Reactions will vary from person to person, Dr Svirydzenka notes, saying that some people will want to jump into new opportunities headfirst, whereas others will be more reluctant and may even avoid all social contact for a while – and it's important to be mindful and respectful of whatever other people (friends and family included) are feeling.
How can I feel less worried about COVID restrictions ending?
Go at your own pace
"By this point, we're all too familiar with threats of a 'new wave' and even as vaccinations have been rolled out, further mutations may occur – we're not promised the same safety as a world without COVID that we would wish to return to," says Dr Svirydzenka. She advises taking these rule changes and opportunities at your own speed, and ignoring any pressure from those around you who may be going at a quicker pace.
We're all likely to be a tad rusty when it comes to socialising too, she notes, and that bustling streets might feel overly loud (which our bodies can interpret as a threat). "Socialising always has the potential to make us feel apprehensive, now there's the added uncertainty about how to handle some interactions safely too. We don't want to offend anyone, or overstep safety boundaries still in effect." It is important to remember though, Dr Svirydzenka says, that all of these are reasonable concerns and can be tackled with planning.
Avoid making comparisons
Dr Svirydzenka also says that while comparing ourselves to others is common and very normal psychologically, it likely won't be helpful in these circumstances. "Talk to trusted others about how you're feeling," she recommends. "Equally, being accepting and non-judgemental with yourself and others as you go through this process will be crucial."
Prepare to be flexible
"While there's hope for a new normal, where our lives regain a sense of pre-COVID normality, we also need to acknowledge that we will be going through the process of community-wide healing from the trauma of loss that we have experienced," Dr Svirydzenka explains, adding that our expectations need to follow suit. "Our new normal is about being flexible and continuously adjusting to uncertainty, and while this is inherently uncomfortable for us, it's something we need to learn to cope with for our own wellbeing."
She recommends limiting how far into the future you plan (e.g. look at what's happening week-to-week, as opposed to months in advance) to give a better sense of control and limit disappointment. "Focusing on the present will be an effective way of managing expectations and help to prevent dwelling too much on the 'what-ifs' of the unpredictable future."
"Reconnect gradually, start with those you really trust and slowly scale up," Dr Svirydzenka advises. "Negotiating locations, deciding when to wear a mask, hugging – all of these things will be a hit and miss for you, and it's important not to be too hard on yourself as you get out more. Aim to learn and try again."
Social connections are vital to our sense of wellbeing and mental health, she adds. "Not only do they fulfil a fundamental psychological need to belong, but they also give us support, they bring us joy, and they help us make meaning of our lives and everyday experiences. Human contact, touch and hugs, not just seeing faces via Zoom or FaceTime, is essential for our happiness." So don't forget to check in on your friends who have health conditions and who may not feel comfortable (or be able to) join in with events too.

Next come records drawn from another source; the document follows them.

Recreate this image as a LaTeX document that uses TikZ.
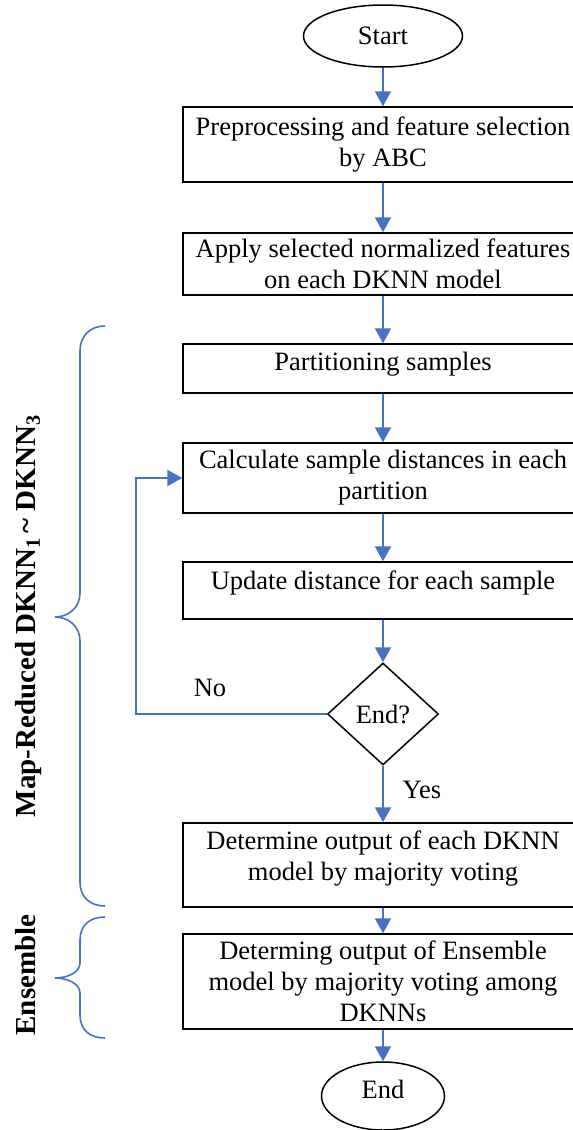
\documentclass[tikz,border=0pt]{standalone}
\usepackage{fontspec}
\setmainfont{Liberation Serif}
\usepackage{xcolor}
\usepackage{tikz}
\usetikzlibrary{arrows.meta, shapes.geometric}

\definecolor{flowblue}{RGB}{68,114,196}

\begin{document}
\begin{tikzpicture}[
    x=1pt, y=-1pt,
    stepbox/.style={draw, line width=1.5pt, minimum width=400pt, align=center, inner sep=0pt, font=\fontsize{26.5}{31}\selectfont},
    term/.style={draw, ellipse, line width=1.5pt, inner sep=0pt, font=\fontsize{26.5}{31}\selectfont},
    decide/.style={draw, diamond, line width=1.5pt, inner sep=0pt, minimum width=111pt, minimum height=102pt, font=\fontsize{26.5}{31}\selectfont},
    flow/.style={-{Triangle[length=15pt, width=16pt]}, line width=2.2pt, flowblue},
    curly/.style={line width=1.6pt, flowblue},
    side/.style={rotate=90, anchor=base, font=\fontsize{29}{34}\selectfont\bfseries},
    lbl/.style={font=\fontsize{26.5}{31}\selectfont}
]
\useasboundingbox (0,0) rectangle (573,1130);

% main column
\node[term, minimum width=159pt, minimum height=62pt] (start) at (383,36) {Start};
\node[stepbox, minimum height=75pt] (prep) at (383,144.5) {Preprocessing and feature selection\\by ABC};
\node[stepbox, minimum height=62pt] (apply) at (383,264) {Apply selected normalized features\\on each DKNN model};
\node[stepbox, minimum height=49pt, text depth=15pt] (part) at (383,368.5) {Partitioning samples};
\node[stepbox, minimum height=70pt] (calc) at (383,478) {Calculate sample distances in each\\partition};
\node[stepbox, minimum height=57pt, text depth=21pt] (upd) at (383,590.5) {Update distance for each sample};
\node[decide] (check) at (383,714) {End?};
\node[stepbox, minimum height=84pt, text depth=18pt] (major) at (383,865) {Determine output of each DKNN\\model by majority voting};
\node[stepbox, minimum height=95pt] (ens) at (383,981.5) {Determing output of Ensemble\\model by majority voting among\\DKNNs};
\node[term, minimum width=123pt, minimum height=68pt, text depth=13pt] (stop) at (383,1096) {End};

% arrows
\draw[flow] (start) -- (prep);
\draw[flow] (prep) -- (apply);
\draw[flow] (apply) -- (part);
\draw[flow] (part) -- (calc);
\draw[flow] (calc) -- (upd);
\draw[flow] (upd) -- (check);
\draw[flow] (check) -- (major);
\draw[flow] (major) -- (ens);
\draw[flow] (ens) -- (stop);

% loop back
\draw[flow] (check.west) -- ++(-191,0) |- (calc.west);
\node[lbl] (no) at (210,688) {No};
\node[lbl] (yes) at (422,790) {Yes};

% braces
\draw[curly] (105,326) .. controls (90,326) and (80,336) .. (80,351)
    -- (80,593) .. controls (80,608) and (68,617) .. (55,617)
    .. controls (68,617) and (80,626) .. (80,641)
    -- (80,882) .. controls (80,897) and (90,906) .. (105,906);
\draw[curly] (105,917) .. controls (90,917) and (80,925) .. (80,940)
    -- (80,963) .. controls (80,972) and (68,978) .. (55,978)
    .. controls (68,978) and (80,984) .. (80,993)
    -- (80,1015) .. controls (80,1030) and (90,1038) .. (105,1038);

\node[side] (mapred) at (35,616) {Map-Reduced DKNN\textsubscript{1}\,\textasciitilde\ DKNN\textsubscript{3}};
\node[side] (ensemble) at (35,975) {Ensemble};

\end{tikzpicture}
\end{document}
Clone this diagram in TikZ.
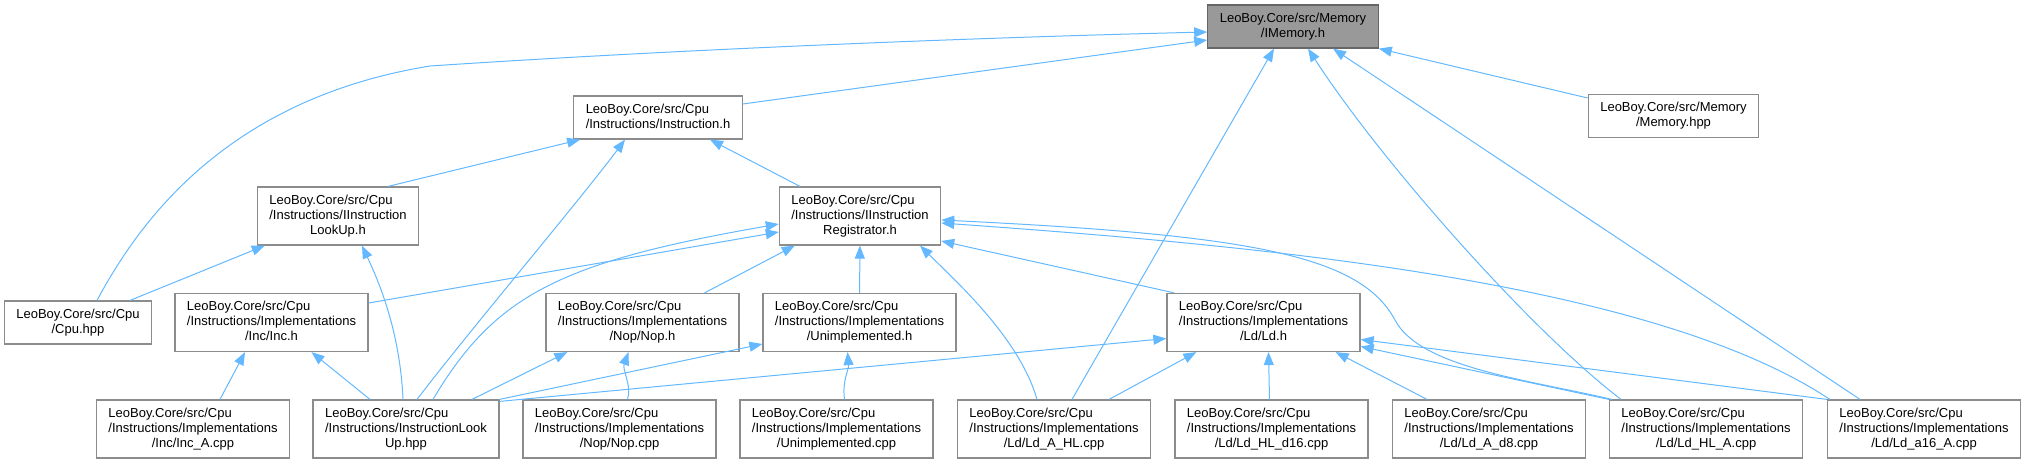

Create to a healthy lifestyle
Creating a positive routine that includes exercise and getting fresh air, healthy food, sleep, asking for help when necessary and maintaining social connections and communicating with people is a good idea. "These ingredients haven't changed and will be key to our mental health and wellbeing post-Covid rules, just as much as they were during [and before]," says Dr Svirydzenka. "Not relying on alcohol for mood boost is also important. For some, these lifestyle choices might have slipped in lockdown, so taking this time to reset can be crucial."